Only the eye has the capacity to see. But does the eye see only for itself? Isn’t it the whole body that benefits from its ability to see? The hands works, but does it work only on its own behalf? If a rock is about to hit the eye, does the hand remain motionless because the blow is not being directly aimed at itself? The same thing happens in the body of Christ: what every member is and does, he or she is and does it for all!

This reveals the secret about why charity is “a still more excellent way” (1 Cor 12:31). It makes me love the Church, or the community in which I live, and because of unity, all of the charisms, and not just some of them, are mine. And there is more. If you love unity more than I do, the charism I have is more yours than mine. Let us suppose I have the charism to evangelize; I can flatter myself or boast of it and then I become “a clanging cymbal” (1 Cor 13:1). Through my charism, “I gain nothing” (1 Cor 13:3); however, it does not cease to be useful for you who listen, despite my sin. Through charity you possess without risk that which someone else possesses with risk. Charity truly multiplies the charisms because it makes one person’s charism the charism of all.

“Are you part of the one body of Christ? Do you love the unity of the church?” Augustine asked his faithful. “Now if a pagan asks you why you do not speak all languages, since it is written that those who received the Holy Spirit spoke all languages, respond without hesitating, ‘Certainly I speak all languages. In fact I belong to a body, the Church, that speaks all languages and proclaims in all languages the mighty works of God.’”

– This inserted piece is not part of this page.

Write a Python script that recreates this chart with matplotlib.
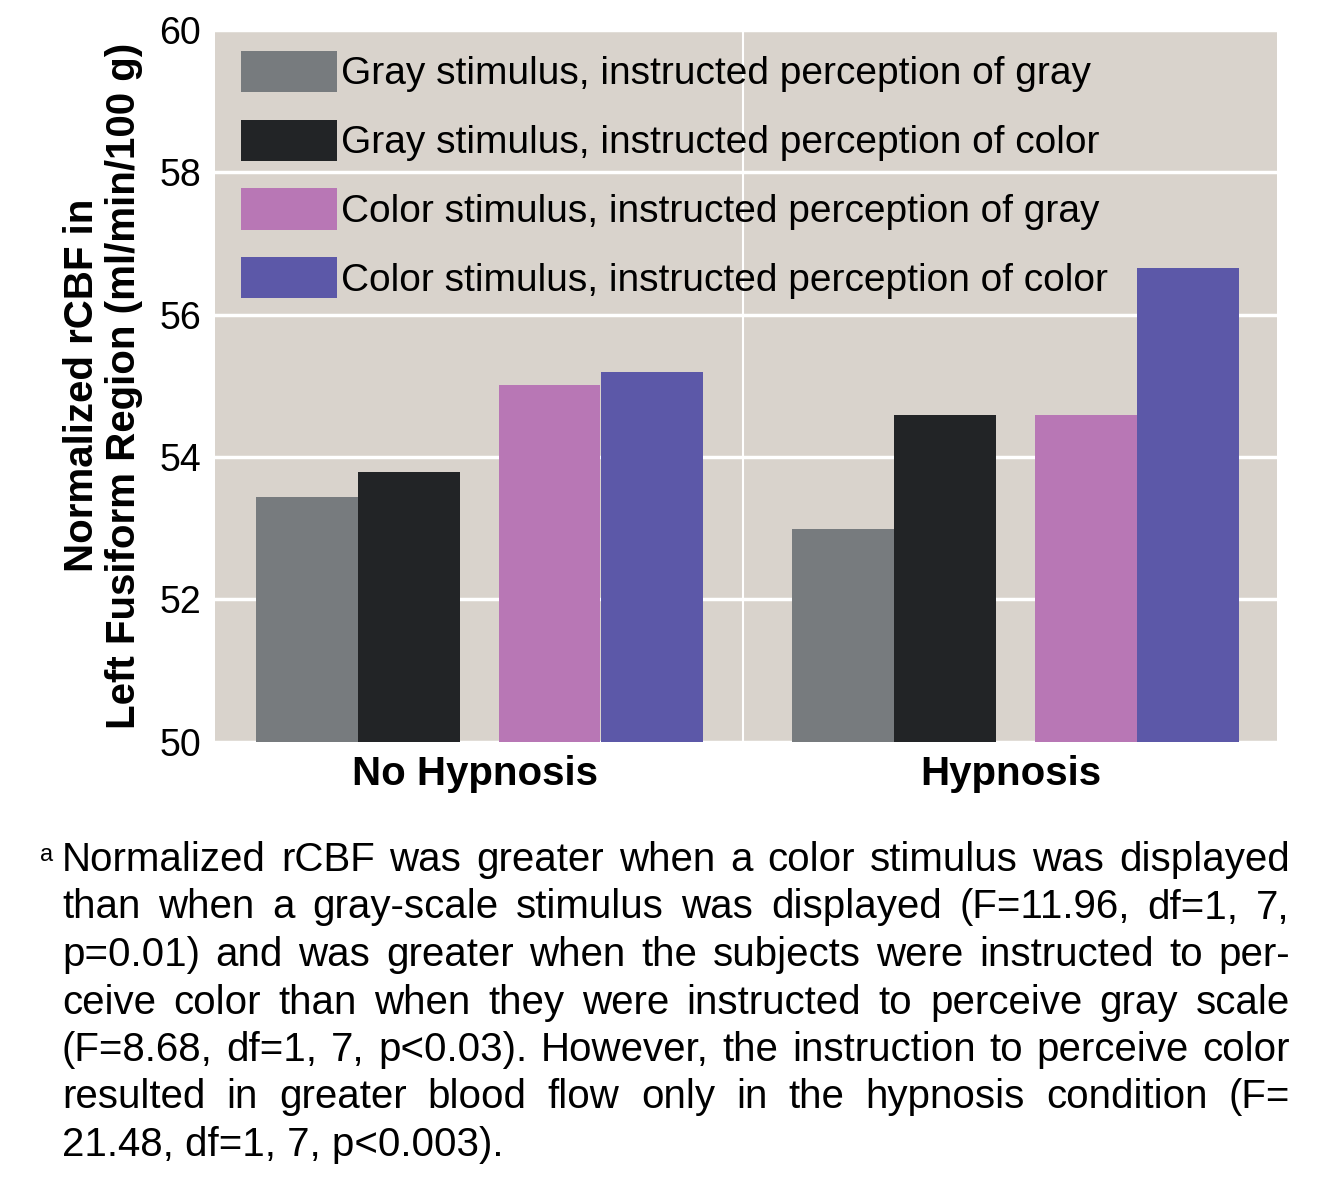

When we are able to apply this truth not only to internal relationships within the community in which we live and to our Church, but also to the relationships between one Christian church and another, that is the day when the unity of Christians will for all practical purposes be an accomplished fact.

Let us recall the exhortation with which Augustine ended so many of his discourses on the Church: “If you wish to live in the Holy Spirit, preserve charity, love the truth, and you will attain eternity. Amen.”